2. Appoint Central Contact Points (CCPs)

  • Criteria for Appointment: Identify and appoint CCPs based on the scale and scope of activities in host Member States, ensuring adherence to the thresholds and risk factors outlined in the updated RTS.
  • Operational Role: Ensure CCPs are equipped to handle responsibilities, including:
    • Facilitating AML/CFT policy development.
    • Communicating with local regulatory authorities.
    • Overseeing compliance at operational levels.
  • Resource Allocation: Allocate adequate resources, including personnel and technological tools, to support CCP functions effectively.

3. Strengthen AML/CFT Frameworks

  • Policy Updates: Revise internal policies to align with host Member State requirements and EU-wide standards under 4MLD.
  • Transaction Monitoring: Implement enhanced measures to trace and monitor transactions, particularly those involving high-risk jurisdictions or large volumes.
  • Customer Due Diligence: Conduct rigorous due diligence for new and existing clients, focusing on risk-based evaluations.

4. Enhance Communication with Regulators

  • Proactive Engagement: Establish regular communication channels with host Member States’ competent authorities and Financial Intelligence Units (FIUs) to ensure timely compliance reporting.
  • Reporting Mechanisms: Develop robust systems for responding to regulatory inquiries and providing periodic updates on compliance status.




The regulatory landscape for CASPs is poised for further evolution.
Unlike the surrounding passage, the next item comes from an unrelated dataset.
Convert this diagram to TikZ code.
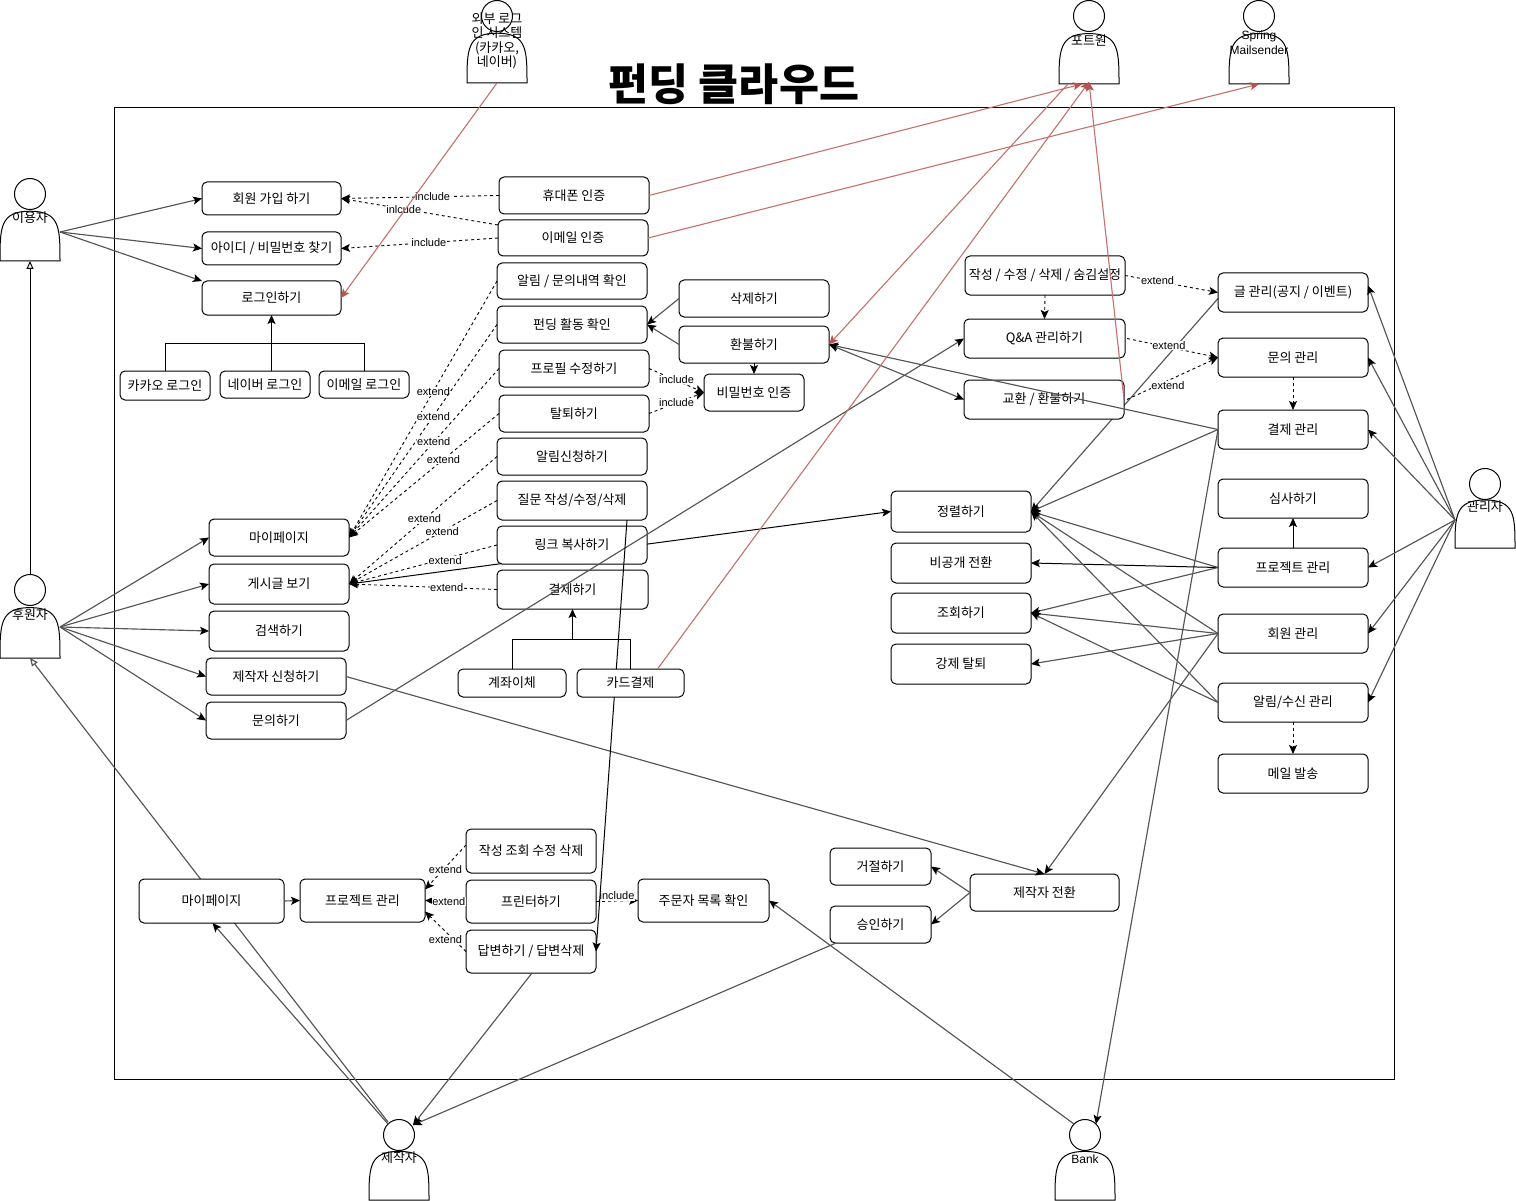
\documentclass[tikz,border=0pt]{standalone}
\usepackage{fontspec}
\setmainfont{Noto Sans CJK KR}
\newfontfamily\labelfont{Liberation Sans}
\definecolor{linegrey}{HTML}{555555}
\definecolor{linered}{HTML}{C4706C}
\definecolor{tipred}{HTML}{B85450}
\usetikzlibrary{arrows.meta}
\usetikzlibrary{backgrounds}
\usetikzlibrary{calc}
\tikzset{
    usecase/.style 2 args={draw, fill=white, line width=1pt, rounded corners=5pt, inner sep=0pt, outer sep=0pt,
        minimum width=#1pt, minimum height=#2pt, font=\fontsize{13}{15}\selectfont},
    elabel/.style={fill=white, inner sep=0.5pt, font=\labelfont\fontsize{11}{13}\selectfont},
    blacktip/.style={-{Stealth[length=9pt,width=8pt,inset=2pt,black]}},
    bothtips/.style={{Stealth[length=9pt,width=8pt,inset=2pt,black]}-{Stealth[length=9pt,width=8pt,inset=2pt,black]}},
    solidline/.style={black, line width=1pt, blacktip},
    greyline/.style={linegrey, line width=1.15pt, blacktip},
    dashline/.style={black, line width=0.9pt, dash pattern=on 3pt off 3pt, blacktip},
    redline/.style={linered, line width=1.1pt, -{Stealth[length=9pt,width=8pt,inset=2pt,tipred]}},
    opentip/.style={-{Triangle[open,length=8pt,width=7pt,fill=white]}},
    actorlabel/.style={align=center, inner sep=0pt, font=\fontsize{13}{14.5}\selectfont},
}
% name, centre x, top y, height
\newcommand{\actor}[4]{%
    \node [minimum width=60pt, minimum height=#4pt, inner sep=0pt, outer sep=0pt] (#1) at (#2,#3+#4/2) {};
    \draw [black, line width=1pt, fill=white] (#1.south west)
        .. controls ($(#1.south west)+(0,-0.4*#4)$) and ($(#1.south west)+(0,-0.6*#4)$) .. ($(#1.south)+(0,-0.6*#4)$)
        .. controls ($(#1.south east)+(0,-0.6*#4)$) and ($(#1.south east)+(0,-0.4*#4)$) .. (#1.south east) -- cycle;
    \node [draw=black, line width=1pt, fill=white, circle, minimum size=31pt, inner sep=0pt, outer sep=0pt] (#1head) at (#2,#3+16) {};
}

\begin{document}
\begin{tikzpicture}[x=1pt, y=-1pt]
    \useasboundingbox (0,0) rectangle (1516,1201);

    % actors
    \actor{user}{30}{178}{83}
    \actor{sponsor}{30}{574}{84}
    \actor{extlogin}{497}{0}{83}
    \actor{portone}{1089}{0}{84}
    \actor{spring}{1259}{0}{84}
    \actor{admin}{1485}{468}{80}
    \actor{maker}{399}{1119}{81}
    \actor{bank}{1085}{1119}{81}

    \node [actorlabel] (userlabel) at (30,218) {이용자};
    \node [actorlabel] (sponsorlabel) at (30,615) {후원자};
    \node [actorlabel] (extlabel) at (497,41) {외부 로그\\인 시스템\\(카카오,\\네이버)};
    \node [actorlabel] (portlabel) at (1089,41) {포트원};
    \node [actorlabel, font=\labelfont\fontsize{12}{15}\selectfont] (springlabel) at (1259,43) {Spring\\Mailsender};
    \node [actorlabel] (adminlabel) at (1485,507) {관리자};
    \node [actorlabel] (makerlabel) at (399,1158) {제작자};
    \node [actorlabel, font=\labelfont\fontsize{12}{15}\selectfont] (banklabel) at (1085,1159) {Bank};

    \node [font=\bfseries\fontsize{43.5}{48}\selectfont, inner sep=0pt] (title) at (734,84) {펀딩 클라우드};

    % left column
    \node [usecase={139}{33}] (signup) at (271.5,198.5) {회원 가입 하기};
    \node [usecase={139}{33}] (findid) at (271.5,248.5) {아이디 / 비밀번호 찾기};
    \node [usecase={139}{34}] (login) at (271.5,298) {로그인하기};
    \node [usecase={90}{29}] (kakao) at (165,385.5) {카카오 로그인};
    \node [usecase={90}{27}] (naver) at (265,384.5) {네이버 로그인};
    \node [usecase={90}{27}] (maillogin) at (364,384.5) {이메일 로그인};
    \node [usecase={140}{37}] (mypage) at (279,537.5) {마이페이지};
    \node [usecase={140}{40}] (board) at (279,584) {게시글 보기};
    \node [usecase={140}{40}] (search) at (279,631) {검색하기};
    \node [usecase={140}{37}] (makerapply) at (276,676.5) {제작자 신청하기};
    \node [usecase={140}{37}] (inquiry) at (276,720.5) {문의하기};

    % middle column
    \node [usecase={150}{37}] (phoneauth) at (574,195.5) {휴대폰 인증};
    \node [usecase={150}{36}] (mailauth) at (573,238) {이메일 인증};
    \node [usecase={150}{36}] (alarmcheck) at (572,281) {알림 / 문의내역 확인};
    \node [usecase={150}{37}] (fundcheck) at (572,324.5) {펀딩 활동 확인};
    \node [usecase={150}{37}] (profile) at (574,368.5) {프로필 수정하기};
    \node [usecase={150}{37}] (withdraw) at (574,413.5) {탈퇴하기};
    \node [usecase={150}{37}] (alarmapply) at (572,456.5) {알림신청하기};
    \node [usecase={150}{39}] (question) at (572,500.5) {질문 작성/수정/삭제};
    \node [usecase={150}{38}] (linkcopy) at (572,545) {링크 복사하기};
    \node [usecase={151}{39}] (pay) at (572.5,589.5) {결제하기};
    \node [usecase={108}{28}] (transfer) at (512,683) {계좌이체};
    \node [usecase={150}{37}] (delete) at (754,298.5) {삭제하기};
    \node [usecase={150}{37}] (refund) at (754,344.5) {환불하기};
    \node [usecase={100}{37}] (pwauth) at (754,392.5) {비밀번호 인증};

    % bottom row
    \node [usecase={145}{44}] (mypagetwo) at (211.5,901) {마이페이지};
    \node [usecase={125}{43}] (projecttwo) at (362.5,900.5) {프로젝트 관리};
    \node [usecase={130}{44}] (crud) at (531,851) {작성 조회 수정 삭제};
    \node [usecase={130}{43}] (printer) at (531,901.5) {프린터하기};
    \node [usecase={130}{43}] (answer) at (531,951.5) {답변하기 / 답변삭제};
    \node [usecase={131}{43}] (orders) at (703.5,900.5) {주문자 목록 확인};
    \node [usecase={101}{37}] (reject) at (880.5,866.5) {거절하기};
    \node [usecase={101}{37}] (approve) at (880.5,924.5) {승인하기};
    \node [usecase={149}{37}] (makerswitch) at (1044.5,892.5) {제작자 전환};

    % right side
    \node [usecase={160}{39}] (writeedit) at (1045,275.5) {작성 / 수정 / 삭제 / 숨김설정};
    \node [usecase={161}{39}] (qna) at (1044.5,338.5) {Q\&A 관리하기};
    \node [usecase={160}{39}] (exchange) at (1044,399.5) {교환 / 환불하기};
    \node [usecase={140}{41}] (sort) at (961,511.5) {정렬하기};
    \node [usecase={140}{40}] (private) at (961,563) {비공개 전환};
    \node [usecase={140}{40}] (lookup) at (961,613) {조회하기};
    \node [usecase={140}{40}] (ban) at (961,664) {강제 탈퇴};
    \node [usecase={150}{39}] (postmgr) at (1293,292.5) {글 관리(공지 / 이벤트)};
    \node [usecase={150}{39}] (inqmgr) at (1293,357.5) {문의 관리};
    \node [usecase={150}{39}] (paymgr) at (1293,429.5) {결제 관리};
    \node [usecase={150}{39}] (review) at (1293,498.5) {심사하기};
    \node [usecase={150}{39}] (projmgr) at (1293,567.5) {프로젝트 관리};
    \node [usecase={150}{39}] (membermgr) at (1293,633.5) {회원 관리};
    \node [usecase={150}{39}] (alarmmgr) at (1293,702.5) {알림/수신 관리};
    \node [usecase={150}{39}] (mailsend) at (1293,773.5) {메일 발송};

    \coordinate (userarm) at ([yshift=-12.5pt]user.east);
    \coordinate (sponsorarm) at ([yshift=-11pt]sponsor.east);
    \coordinate (adminarm) at ([yshift=-12pt]admin.west);
    \coordinate (makerarm) at ([xshift=3pt,yshift=-1pt]makerhead.north east);

    % lines that pass behind the boxes
    \begin{scope}[on background layer]
        \draw [black, line width=1pt] (114,108) rectangle (1394,1079);
        \draw [linegrey, line width=1.15pt, opentip] (maker.north west) ++(19,3) -- (sponsor.south);
        \draw [black, line width=1pt, bothtips] (board.east) -- (sort.west);
        \draw [greyline] ([yshift=-6pt]postmgr.west) -- (sort.east);
    \end{scope}

    % actors to use cases
    \draw [greyline] (userarm) -- (signup.west);
    \draw [greyline] (userarm) -- (findid.west);
    \draw [greyline] (userarm) -- (login.north west);
    \draw [black, line width=1pt, opentip] (sponsor.north) -- (user.south);
    \draw [greyline] (sponsorarm) -- (mypage.west);
    \draw [greyline] (sponsorarm) -- (board.west);
    \draw [greyline] (sponsorarm) -- (search.west);
    \draw [greyline] (sponsorarm) -- (makerapply.west);
    \draw [greyline] (sponsorarm) -- (inquiry.west);
    \draw [greyline] (makerhead.north west) -- ([xshift=1pt]mypagetwo.south);
    \draw [greyline] (adminarm) -- ([yshift=7pt]postmgr.east);
    \draw [greyline] (adminarm) -- (inqmgr.east);
    \draw [greyline] (adminarm) -- (paymgr.east);
    \draw [greyline] (adminarm) -- (projmgr.east);
    \draw [greyline] (adminarm) -- (membermgr.east);
    \draw [greyline] (adminarm) -- (alarmmgr.east);

    % login and payment kinds
    \draw [black, line width=1pt] (kakao.north) |- ($(login.south)+(0,28)$);
    \draw [black, line width=1pt] (maillogin.north) |- ($(login.south)+(0,28)$);
    \draw [solidline, line width=1.6pt] (login.south |- naver.north) -- (login.south);
    \draw [black, line width=1pt] (transfer.north) |- ($(pay.south)+(0,30)$);
    \draw [solidline] ($(pay.south)+(0,30)$) -- (pay.south);

    % include and extend
    \draw [dashline] (phoneauth.west) -- node [elabel, pos=.42] (incphone) {include} (signup.east);
    \draw [dashline] ([yshift=13pt]mailauth.west) -- node [elabel, pos=.6] (incmail) {inlcude} (signup.east);
    \draw [dashline] (mailauth.west) -- node [elabel, pos=.44] (incfind) {include} (findid.east);
    \draw [dashline] (alarmcheck.west) -- node [elabel, pos=.43] (extalarm) {extend} (mypage.east);
    \draw [dashline] (fundcheck.west) -- node [elabel, pos=.43] (extfund) {extend} (mypage.east);
    \draw [dashline] (profile.west) -- node [elabel, pos=.435] (extprofile) {extend} (mypage.east);
    \draw [dashline] (withdraw.west) -- node [elabel, pos=.37] (extwithdraw) {extend} (mypage.east);
    \draw [dashline] (alarmapply.west) -- node [elabel, pos=.49] (extapply) {extend} (board.east);
    \draw [dashline] (question.west) -- node [elabel, pos=.37] (extquestion) {extend} (board.east);
    \draw [dashline] (linkcopy.west) -- node [elabel, pos=.35, yshift=-2pt] (extlink) {extend} (board.east);
    \draw [dashline] (pay.west) -- node [elabel, pos=.34] (extpay) {extend} (board.east);
    \draw [dashline] (profile.east) -- node [elabel, pos=.5, yshift=1pt] (incprofile) {include} (pwauth.west);
    \draw [dashline] (withdraw.east) -- node [elabel, pos=.5] (incwithdraw) {include} (pwauth.west);
    \draw [dashline] (writeedit.east) -- node [elabel, pos=.35, yshift=1pt] (extwrite) {extend} (postmgr.west);
    \draw [dashline] (writeedit.south) -- (qna.north);
    \draw [dashline] ([xshift=2pt]qna.east) -- node [elabel, pos=.46, yshift=2pt] (extqna) {extend} (inqmgr.west);
    \draw [dashline] ([xshift=3pt]exchange.east) -- node [elabel, pos=.45, yshift=-5pt] (extexchange) {extend} (inqmgr.west);
    \draw [dashline] (inqmgr.south) -- (paymgr.north);
    \draw [dashline] (alarmmgr.south) -- (mailsend.north);
    \draw [dashline] ([yshift=6pt]crud.west) -- node [elabel, pos=.5, yshift=-2pt] (extcrud) {extend} ([yshift=11pt]projecttwo.east);
    \draw [dashline] (printer.west) -- node [elabel, pos=.42] (extprinter) {extend} (projecttwo.east);
    \draw [dashline] (answer.west) -- node [elabel, pos=.5, yshift=-8pt] (extanswer) {extend} ([yshift=-11pt]projecttwo.east);
    \draw [dashline] (printer.east) -- node [elabel, pos=.5, yshift=5pt] (incprinter) {include} (orders.west);

    % use case to use case
    \draw [greyline] (delete.west) -- (fundcheck.east);
    \draw [greyline] (refund.west) -- (fundcheck.east);
    \draw [solidline] (refund.south) -- (pwauth.north);
    \draw [greyline] (inquiry.east) -- (qna.west);
    \draw [greyline] (makerapply.east) -- (makerswitch.north);
    \draw [greyline, bothtips] (refund.east) -- (exchange.west);
    \draw [greyline] (paymgr.west) -- (refund.east);
    \draw [greyline] (paymgr.west) -- (sort.east);
    \draw [greyline] (paymgr.west) -- (bankhead.north east);
    \draw [greyline] (projmgr.west) -- (sort.east);
    \draw [solidline] (projmgr.west) -- (private.east);
    \draw [greyline] (projmgr.west) -- (lookup.east);
    \draw [solidline] (projmgr.north) -- (review.south);
    \draw [greyline] (membermgr.west) -- (sort.east);
    \draw [greyline] (membermgr.west) -- (lookup.east);
    \draw [greyline] (membermgr.west) -- (ban.east);
    \draw [greyline] (membermgr.west) -- (makerswitch.north);
    \draw [greyline] (alarmmgr.west) -- (sort.east);
    \draw [greyline] (alarmmgr.west) -- (lookup.east);
    \draw [greyline] (makerswitch.west) -- (reject.east);
    \draw [greyline] (makerswitch.west) -- (approve.east);
    \draw [greyline] (approve.south west) ++(6,0) -- (makerarm);
    \draw [greyline] (bankhead.north west) -- (orders.east);
    \draw [greyline] ([xshift=1pt]answer.south) -- (makerarm);
    \draw [greyline] (mypagetwo.east) -- (projecttwo.west);
    \draw [solidline] ([xshift=55pt]question.south) -- (answer.east);

    % this box sits on top of the line above
    \node [usecase={107}{28}] (card) at (630.5,683) {카드결제};
    \draw [black, line width=1pt] (card.north) |- ($(pay.south)+(0,30)$);

    % external systems
    \draw [redline] (extlogin.south) -- (login.east);
    \draw [redline] (phoneauth.east) -- ([xshift=-7pt]portone.south);
    \draw [redline] (mailauth.east) -- (spring.south);
    \draw [redline] ([xshift=27pt]card.north) -- ([yshift=2pt]portone.south);
    \draw [redline] (exchange.east) -- ([yshift=2pt]portone.south);
    \draw [redline] ([xshift=-21pt]portone.south) -- (refund.east);
\end{tikzpicture}
\end{document}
The forthcoming EU AML Authority (AMLA), set to assume oversight in 2026, may refine these standards further. Meanwhile, the integration of blockchain’s traceability potential with AML/CFT mechanisms could enhance compliance effectiveness.


In conclusion, this update marks a critical step in harmonizing crypto-asset regulation under the 4MLD framework. It balances the need for regulatory clarity with the dynamic nature of crypto services, reinforcing the EU's commitment to combating financial crime. As crypto-assets gain mainstream acceptance, CASPs must adapt to these standards to ensure their legitimacy and compliance within the global financial ecosystem.